Von Dialog mit dem Partner Pferd keine Spur. Weil der Mensch nicht mit dem Pferd spricht, sondern sinnlos und oft genug widersprüchlich schreit. Pferdeflüstern ist schwierig, Pferdezuhören ist noch viel schwieriger.

Degenerative Krankheiten wie Arthrosen , Sehnenleiden , Störungen im natürlichen Bewegungsmuster wie Zügellahmheit, Taktfehler oder auch die Trageerschöpfung lassen da nicht lange auf sich warten, vor allem Letztere sticht beim Blick über mehr als der Hälfte ( !!!) der Reitpferde ins Auge. Hierbei handelt es sich keineswegs um eine Modediagnose, sondern um eine ernstzunehmende Erkrankung des Pferdes an Körper und Seele.

 

Eine solche hat das Pferd neben dem „nützlichen“ Körper nämlich ebenfalls- was irgendwie oftmals in Vergessenheit zu geraten scheint. Pferde können, ebenso wie Menschen, ernsthaft psychisch erkranken, sie werden dann verhaltensauffällig, wehren sich beim Reiten, werden „schwierig“. Solange sie sich noch trauen. Viel mehr Pferde jedoch leiden still und werden immer stiller. Werden sie nicht gehört, werden ihre Bedürfnisse konsequent hinter die Bedürfnisse des Menschen gestellt, wird ihnen jede Hoffnung auf Liebe genommen, dann brechen sie.

Zuerst sieht man das am Auge. Dann an der Mimik, die Pferde , wenn sie denn dürfen, deutlich zeigen. Und dann verändert sich der Körper. Ein Pferd zu reiten, obwohl es eindeutig Zeichen von Erschöpfung oder Degeneration zeigt, ist laut Gesetz tierschutzwidrig. Man fügt willentlich dem Pferd Schmerzen zu und das, so der Gesetzgeber, ist verboten.

 

Ein Pferd zu haben, das bedeutet viel mehr, als sich ein Pferd leisten zu können.

 

Ein Pferd zu haben, das bedeutet von einem Wesen Demut zu lernen, das uns viel mehr über Menschlichkeit beibringen kann, das uns viel mehr kultiviert, als wir das untereinander können. Das bedeutet mit jemandem zusammen zu sein, der einem in die Tiefe unserer Seele blickt und uns – trotzdem- für liebenswert erachtet. Das bedeutet, Umgang haben zu dürfen mit einem Wesen, das uns Tugenden lehrt wie Ritterlichkeit, das Einstehen für Schwächere, Ehrlichkeit, Verzeihen ,Verzicht, Wertschätzung des Gegenübers einfach dafür, das es ist. Ohne Leistung, ohne Ellenbogen, ohne Missgunst oder Neid, denn all das sind eher menschliche Eigenschaften. Das stärker ist als wir und sich für uns schwach macht- weil es höflich und freundlich ist.

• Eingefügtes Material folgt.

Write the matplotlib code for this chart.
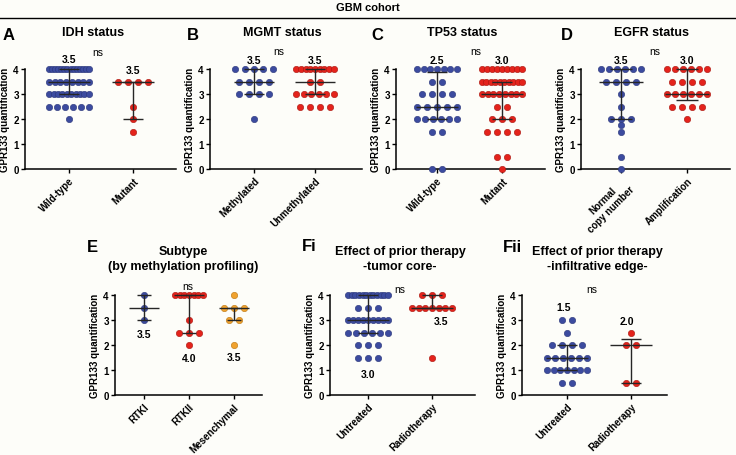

Für dieses Geschenk haben wir die Pflicht, uns um unsere Pferde zu kümmern. Um ihr körperliches Wohl mit entsprechender Bewegung, adäquate Fütterung und, ganz wichtig, Versorgung der Hufe, Zähne, medizinischer und therapeutischer Art. Um die beste Versorgung sicherzustellen ist es unverzichtbar, sich selber intensiv mit dem Thema Haltung, Fütterung, Hufbalance, Verwendung und Einsatz von Zäumungen und vor allem der gesunden, pferdegerechten Ausbildung auseinanderzusetzen. Entscheiden wir uns dafür, das von der Natur nicht dafür vorgesehene Pferd reiten zu wollen, dann haben wir die Pflicht es so zu reiten, dass es keinen Schaden nimmt. Und uns stets zu erinnern, dass kein Pferd als Reitpferd zur Welt kommt.

Wir haben ebenso die Pflicht, uns um ihre Seele zu kümmern. Bilden wir ein Pferd aus, schulen wir immer den Geist, nicht den Körper. Dazu gehört es, dem Pferd zu danken. Es wertzuschätzen, nicht für seine Leistung, sondern weil wir es ohne Bedingungen so lieben, wie es ist. So, wie das Pferd es auch mit uns tut.

 

Wir haben die Pflicht, uns zu bilden. Wir haben die Pflicht, stets zu reflektieren. Wir haben die Pflicht, wirklich hinzusehen und uns nicht selber zu täuschen. Auch dann, wenn es Mühe macht, anstrengend ist, unbequem oder sogar bitter.

 

Pferde sind nicht zum Nutzen da. Pferde sind da- und das ist auch gut so.